I don't hear NPR's movie critic Bob Mondello all that often anymore ('cause I'm not in my car as much as I used to be), but I've never heard him more excited than when he reviewed "Journey to the Center of the Earth" (1959) last week. Not the new Brendan Fraser 3D one, but the 1959 version with James Mason, Pat Boone, Arlene Dahl and Diane Baker.

Although Mondello's greatest enthusiasm by far is for the 1959 film, his best lines describe the 2008 production: "It's considerably more "real"-looking -- in a differently fakey way.... It'll just show you what Hollywood used to do, and do well, done well." Well put. As I was saying about movie blood, what we accept as "realistic" isn't necessarily realistic at all. It's as much a convention of the times we live in as anything else. Much of the groundbreaking CGI of today isn't much better than it was ten years ago, and a lot of the old CGI -- which seemed so convincing at the time -- now looks... well, better than the rubber octopus in "Ed Wood," but dated nevertheless. Even some of the great special effects movies like "Jurassic Park" (1993) don't look much more sophisticated than "King Kong" (1930) these days.

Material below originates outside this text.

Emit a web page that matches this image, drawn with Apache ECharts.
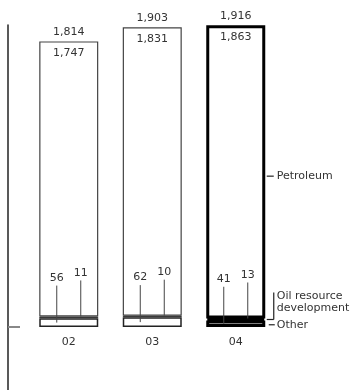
<!DOCTYPE html>
<html>
<head>
<meta charset="utf-8">
<script src="https://cdn.jsdelivr.net/npm/echarts@6/dist/echarts.min.js"></script>
<style>
html,body{margin:0;padding:0;background:#fff;}
#chart{width:353px;height:390px;}
</style>
</head>
<body>
<div id="chart"></div>
<script>
const categories = ['02', '03', '04'];
const petroleum = [1747, 1831, 1863];
const oilResource = [11, 10, 13];
const other = [56, 62, 41];
const totals = [1814, 1903, 1916];
const seriesNames = ['Petroleum', 'Oil resource\ndevelopment', 'Other'];

const FONT = 'DejaVu Sans';
const TXT = '#333';
const fmt = v => Number(v).toLocaleString('en-US');

function styled(arr, thinColor, thinWidth, fill) {
  return arr.map((v, i) => ({
    value: v,
    itemStyle: i === 2
      ? { color: fill, borderColor: '#000', borderWidth: 3 }
      : { color: fill, borderColor: thinColor, borderWidth: thinWidth }
  }));
}

const chart = echarts.init(document.getElementById('chart'), null, { renderer: 'canvas' });

const Y_MIN = -400, Y_MAX = 1918;

const option = {
  animation: false,
  backgroundColor: '#fff',
  grid: [
    { left: 27, right: 75.5, top: 25, bottom: 63, containLabel: false, outerBoundsMode: 'none' },
    { left: 27, right: 75.5, top: 25, bottom: 0, containLabel: false, outerBoundsMode: 'none' }
  ],
  xAxis: [
    {
      type: 'category', gridIndex: 0,
      data: categories,
      axisLine: { show: false },
      axisTick: { show: false },
      axisLabel: { show: true, color: TXT, fontFamily: FONT, fontSize: 11, margin: 10 }
    },
    {
      type: 'category', gridIndex: 1, data: categories, show: false
    }
  ],
  yAxis: [
    {
      type: 'value', gridIndex: 0,
      min: 0, max: Y_MAX,
      show: false
    },
    {
      type: 'value', gridIndex: 1,
      min: Y_MIN, max: Y_MAX,
      offset: 19,
      splitLine: { show: false },
      axisLabel: { show: false },
      axisLine: { show: true, lineStyle: { color: '#222', width: 1.5 } },
      axisTick: { show: true, inside: true, length: 12, customValues: [0], lineStyle: { color: '#888', width: 2 } }
    }
  ],
  series: [
    {
      name: 'Other', type: 'bar', stack: 'a', barWidth: 59, barGap: '-100%',
      data: styled(other, '#222', 1.5, '#fff'),
      silent: true
    },
    {
      name: 'Oil resource development', type: 'bar', stack: 'a', barWidth: 59, barGap: '-100%',
      data: styled(oilResource, '#333', 1, '#333'),
      silent: true
    },
    {
      name: 'Petroleum', type: 'bar', stack: 'a', barWidth: 59, barGap: '-100%',
      data: styled(petroleum, '#444', 1.2, '#fff'),
      silent: true,
      label: {
        show: true, position: 'insideTop', distance: 6,
        color: TXT, fontFamily: FONT, fontSize: 11,
        formatter: p => fmt(p.value)
      }
    },
    {
      name: 'Total', type: 'bar', barWidth: 59, barGap: '-100%',
      data: totals,
      silent: true, z: 1,
      itemStyle: { color: 'rgba(0,0,0,0)' },
      label: {
        show: true, position: 'top', distance: 4,
        color: TXT, fontFamily: FONT, fontSize: 11,
        formatter: p => fmt(p.value)
      }
    },
    {
      name: 'leaders', type: 'custom', coordinateSystem: 'cartesian2d', clip: false, silent: true, z: 5,
      data: categories.map((c, i) => [i, other[i], oilResource[i]]),
      renderItem: (params, api) => {
        const i = api.value(0), oth = api.value(1), oil = api.value(2);
        const cx = api.coord([i, 0])[0];
        const yOth = api.coord([i, oth / 2])[1];
        const yOil = api.coord([i, oth + oil])[1];
        const x1 = cx - 12, x2 = cx + 12;
        const l1 = 37, l2 = 36;
        const ls = { stroke: '#444', lineWidth: 1 };
        const ts = { fill: TXT, fontFamily: FONT, fontSize: 11, align: 'center', verticalAlign: 'bottom' };
        return {
          type: 'group',
          children: [
            { type: 'line', shape: { x1: x1, y1: yOth, x2: x1, y2: yOth - l1 }, style: ls },
            { type: 'line', shape: { x1: x2, y1: yOil, x2: x2, y2: yOil - l2 }, style: ls },
            { type: 'text', style: Object.assign({ text: String(oth), x: x1, y: yOth - l1 - 2 }, ts) },
            { type: 'text', style: Object.assign({ text: String(oil), x: x2, y: yOil - l2 - 2 }, ts) }
          ]
        };
      }
    },
    {
      name: 'seriesLabels', type: 'custom', coordinateSystem: 'cartesian2d', clip: false, silent: true, z: 5,
      data: [[2, totals[2], other[2], oilResource[2]]],
      renderItem: (params, api) => {
        const i = api.value(0), tot = api.value(1), oth = api.value(2), oil = api.value(3);
        const right = api.coord([i, 0])[0] + 31;
        const yPet = api.coord([i, tot / 2])[1];
        const yOil = api.coord([i, oth + oil])[1];
        const yOth = api.coord([i, oth / 2])[1];
        const ls = { stroke: '#222', lineWidth: 1.2 };
        const ts = { fill: TXT, fontFamily: FONT, fontSize: 11, align: 'left', verticalAlign: 'middle' };
        return {
          type: 'group',
          children: [
            { type: 'line', shape: { x1: right, y1: yPet, x2: right + 7, y2: yPet }, style: ls },
            { type: 'text', style: Object.assign({ text: seriesNames[0], x: right + 10, y: yPet }, ts) },
            { type: 'line', shape: { x1: right, y1: yOil + 1, x2: right + 7, y2: yOil + 1 }, style: ls },
            { type: 'line', shape: { x1: right + 7, y1: yOil + 1, x2: right + 7, y2: yOil - 26 }, style: ls },
            { type: 'text', style: { text: seriesNames[1], x: right + 10, y: yOil - 29, fill: TXT, fontFamily: FONT, fontSize: 11, lineHeight: 12.5, align: 'left', verticalAlign: 'top' } },
            { type: 'line', shape: { x1: right + 2, y1: yOth + 1, x2: right + 8, y2: yOth + 1 }, style: ls },
            { type: 'text', style: Object.assign({ text: seriesNames[2], x: right + 10, y: yOth + 1 }, ts) }
          ]
        };
      }
    }
  ]
};
chart.setOption(option);
</script>
</body>
</html>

Meanwhile "Wall-E" (and "Finding Nemo") writer-director Andrew Stanton sounds like a really savvy filmmaker. He told Terry Gross on Fresh Air about a lot of the brainstorming that went into "Wall-E," and I had another one of those NPR "driveway moments" during this part of the interview:

"I geeked out at the idea of being able to do a much more monochromatic palette. That's not usually associated with animated pictures because there's this stigma of it being a babysitter or family fare and it has to have every color of the rainbow in it, and all that stuff -- which really makes me want to go in the other direction when I hear that. And I loved that just the natural setting [Earth as a big dump] required a monochromatic bent to it, at least in the beginning of the film. So it's dealing with a lots of yellows and tans and browns. It made anything primary, like even the chipped-away red circle of Wall-E's "E," or the one time you finally see something real like a plant, really stand out. It's almost like having the restraint of using a close-up and not using it until the very right moment. It suddenly has a huge impact when it's used.

How cool is that? An animator who understands the psychologically effective uses of color... and close-ups!